The Vatican Dicasteries for Culture and Education and for Institutes of Consecrated Life and Societies of Apostolic Life issue a joint letter encouraging all Church actors involved in the mission of education to address the new daunting challenges faced by Catholic schools worldwide with creativeness and joining their forces.
The new challenges faced by Catholic education in our changing times need to be addressed with creativeness and imagination, and openness to sharing with one another, the Vatican says.
“It is essential that clergy, religious men and women, and lay people all sing as one choir, and that lay people be given the chance to echo the educating voice of a Diocese and even the unique timbre of a religious charism”, reads a joint letter addressed by the Dicastery for Culture and Education and the Dicastery for Institutes of Consecrated Life and Societies of Apostolic Life to all Church actors involved in the mission of education.

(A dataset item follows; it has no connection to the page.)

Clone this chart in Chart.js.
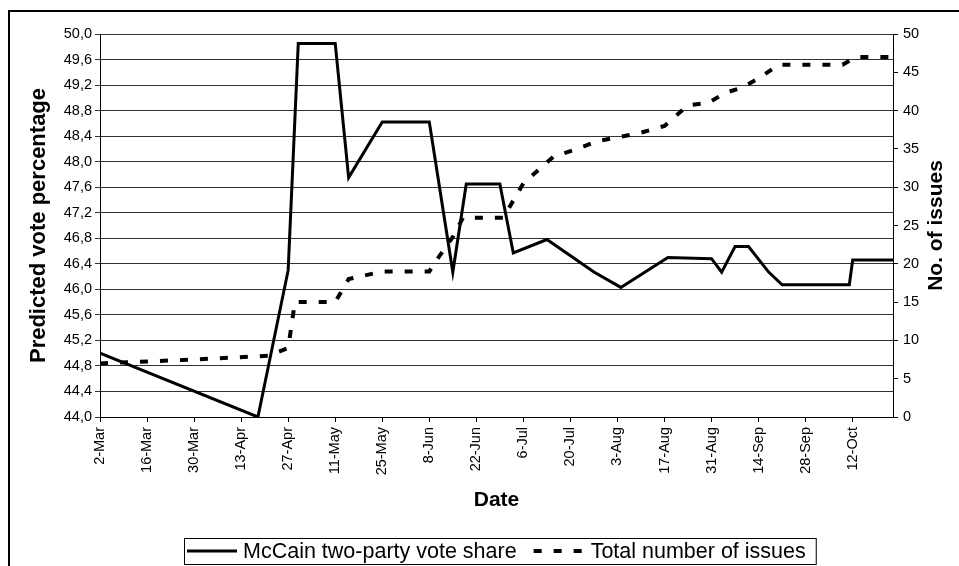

Addressing difficulties involved in the mission of education in our time
The document was released on Wednesday, following a meeting convened in the Vatican on May 22 bringing together leading figures in the worldwide network of Catholic schools, to discuss the prospects and difficulties involved in the mission of education in our time.
The session, the letter explains, was organized jointly by the two Dicasteries, because a significant number of the over 240,000 Catholic schools that make the Church one of the world’s leading players in primary and secondary education are directed by Institutes of Consecrated Life and Societies of Apostolic Life.
The joint initiative, the letter further explains, was “not only strategic, but also – and above all – concerned with respecting what the Apostolic Constitution Praedicate Evangelium recommended in its call for ‘reciprocal listening, whereby everyone has something to learn’.”
The impact of Covid, economic crisis and secularization on Catholic schools
Participants in the session discussed a number of serious difficulties, some existing worldwide, others felt more acutely in certain local contexts.
Among them the long-term effects of the Covid-19 pandemic, the ongoing global economic crisis, decreasing birth rates, severe poverty and unjust disparities in access to food, water, health care, education, information, culture and the internet.
They also spoke about the lack of public financing of non-state schools in some countries, the drop in vocations, and secularization, affecting in particular the western world.
All these circumstances have given rise to complex practical consequences, leading in some cases to the closure or sale of Catholic schools.
Lastly, those taking part in the Vatican meeting pointed out that new and unprecedented circumstances, opportunities and questions are at times making it more difficult to express the Catholic Christian identity “in a way that is open to dialogue yet firmly committed, solidly grounded and on good terms with all.”
Need to “sing in unison”
In the face of this complex situation the temptation might be to lose hope. However, the letter stresses, “what first seems to ‘block’ our courage could turn out to be a kind of ‘starting block’ for making a new leap forward”. For example, they “might spur us to make greater efforts to ‘sing in unison’”, as Pope Francis asked the Pontifical Academic Institutions in Rome in February this year. The letter renews this call for sharing and working together.
Addressing difficulties with creativeness
The two Vatican Dicasteries hence encourage ”initiatives and even experiments that are imaginative and creative, open to sharing with one another and to concern for the future.”